Summary of Key Best Practices:
- Strategic API Selection: Choose a provider based on a thorough evaluation of accuracy, features, pricing, latency, language support, and security, all aligned with your specific application needs.
- Pristine Audio Input: Prioritize high-quality audio capture, use recommended formats (lossless like FLAC or LINEAR16 at >=16kHz mono), and preprocess judiciously, especially with Voice Activity Detection.
- Robust Integration: Select appropriate API protocols (gRPC/WebSockets for real-time, REST for batch), leverage SDKs, secure API keys meticulously via backend proxies, and implement comprehensive error handling with retry strategies.
- Accuracy Maximization: Utilize domain-specific models if available, employ custom vocabularies and phrase hints, correctly specify language/dialects, enable speaker diarization for multi-speaker scenarios, and turn on automatic punctuation.
- Intuitive User Experience: Design clear voice input mechanisms (PTT, wake word), provide immediate visual and auditory feedback, make error correction simple, and onboard users effectively.
- Optimized Performance and Cost: Manage latency for real-time use cases, minimize API calls through VAD and optimized audio segments, balance client-server processing, and monitor usage to control costs.
- Unyielding Security and Compliance: Scrutinize provider data handling policies, encrypt data in transit and at rest, manage access controls tightly, obtain explicit user consent, and adhere to relevant regulations like GDPR, HIPAA, and CCPA.
- Continuous Testing and Monitoring: Develop diverse audio test sets, track WER and other metrics, monitor API performance (latency, errors, usage) using provider tools and APMs, and actively gather user feedback for iterative improvement.
By diligently applying these guidelines, developers, technical leads, product managers, and business stakeholders can avoid common pitfalls such as poor accuracy, frustrating user experiences, cost overruns, and security vulnerabilities.
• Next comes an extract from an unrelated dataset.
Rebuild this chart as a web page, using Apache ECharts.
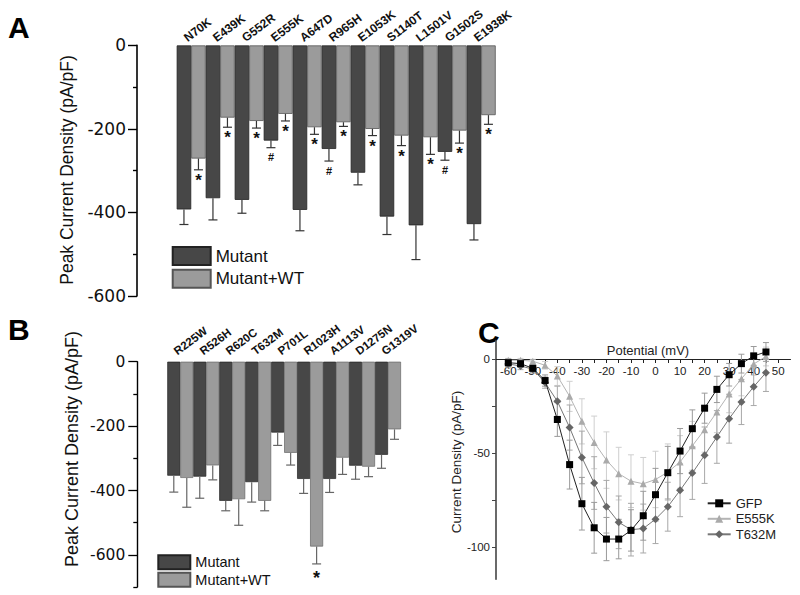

The result is the creation of robust, user-friendly, and secure voice-enabled features that add genuine value.
Future Outlook & The Path to Simplified Integration:
The field of speech technology is dynamic and rapidly evolving. Several trends are shaping the future of STT API integration and voice interfaces:
- Improved Accuracy and Natural Language Understanding (NLU): STT models will continue to advance, with tighter STT+NLU integration for deeper contextual understanding.
- On-Device Processing: More STT processing will move to edge devices for privacy, low latency, and offline use.
- Multimodal Interfaces: Voice will increasingly combine with other input modalities like touch and gaze.
- Advanced Voice Analytics: APIs will offer more sophisticated analytics beyond transcription, such as emotion detection and detailed speaker insights.
- Hyper-Personalization and Customization: Easier adaptation of STT models to individual users and niche domains.
- Voice Biometrics and Security: Voice patterns for authentication and fraud detection will become more integrated.
- Proactive and Conversational AI: Voice applications will become more anticipatory and engage in more natural dialogues.
- Ethical AI and Bias Mitigation: Continued focus on fairness, reducing bias in models, and transparency.
Navigating this evolving landscape and the inherent complexities of direct provider integration—managing multiple SDKs, disparate API behaviors, varying documentation quality, and complex billing—can be a significant undertaking. As highlighted throughout this article, the choice of STT provider and model can significantly impact accuracy depending on the use case, audio conditions, and specific language needs, often necessitating experimentation and potentially switching between providers.
This is where unified API services like Speechall are poised to revolutionize the integration process. Speechall offers a single, streamlined API gateway to a multitude of STT providers and models. This approach directly addresses many of the challenges outlined:
- Simplified Integration: Instead of grappling with numerous provider-specific APIs and SDKs—which are not always available for every programming language or consistently documented—you integrate once with Speechall. This dramatically reduces development overhead and complexity.
- Effortless Model Switching: Experimenting with different STT models to find the best fit for your unique audio data and accuracy requirements becomes trivial. With Speechall, changing the underlying provider or model is as simple as modifying a model identifier string in your API call. This agility allows you to dynamically choose the optimal model without re-engineering your integration for each provider.
- Comprehensive Developer Experience: Speechall is committed to providing a superior developer experience by offering well-documented OpenAPI specifications. This enables easy generation of client libraries in virtually any programming language, ensuring you are not constrained by the limited SDK offerings of individual STT vendors.
- Unified Billing and Objective Partnership: Managing multiple invoices and vendor relationships can be an administrative burden. Speechall consolidates billing into a single, transparent invoice. Furthermore, Speechall acts as your objective partner, helping you navigate the diverse STT landscape to identify and utilize the most effective and cost-efficient solutions for your specific needs, without being tied to any single provider’s ecosystem.
By abstracting away the underlying complexities of individual STT services, platforms like Speechall empower developers to focus on building innovative voice features and exceptional user experiences, rather than getting bogged down in the intricacies of multi-provider integration.
As speech technology continues its rapid advancement, embracing such simplification layers will be key for organizations to effectively harness its power, innovate faster, and deliver superior voice-enabled applications. The journey of integrating speech APIs is one of continuous learning and refinement, and with emerging solutions aimed at easing this journey, the rewards—intuitive, efficient, and accessible interactions—become even more attainable.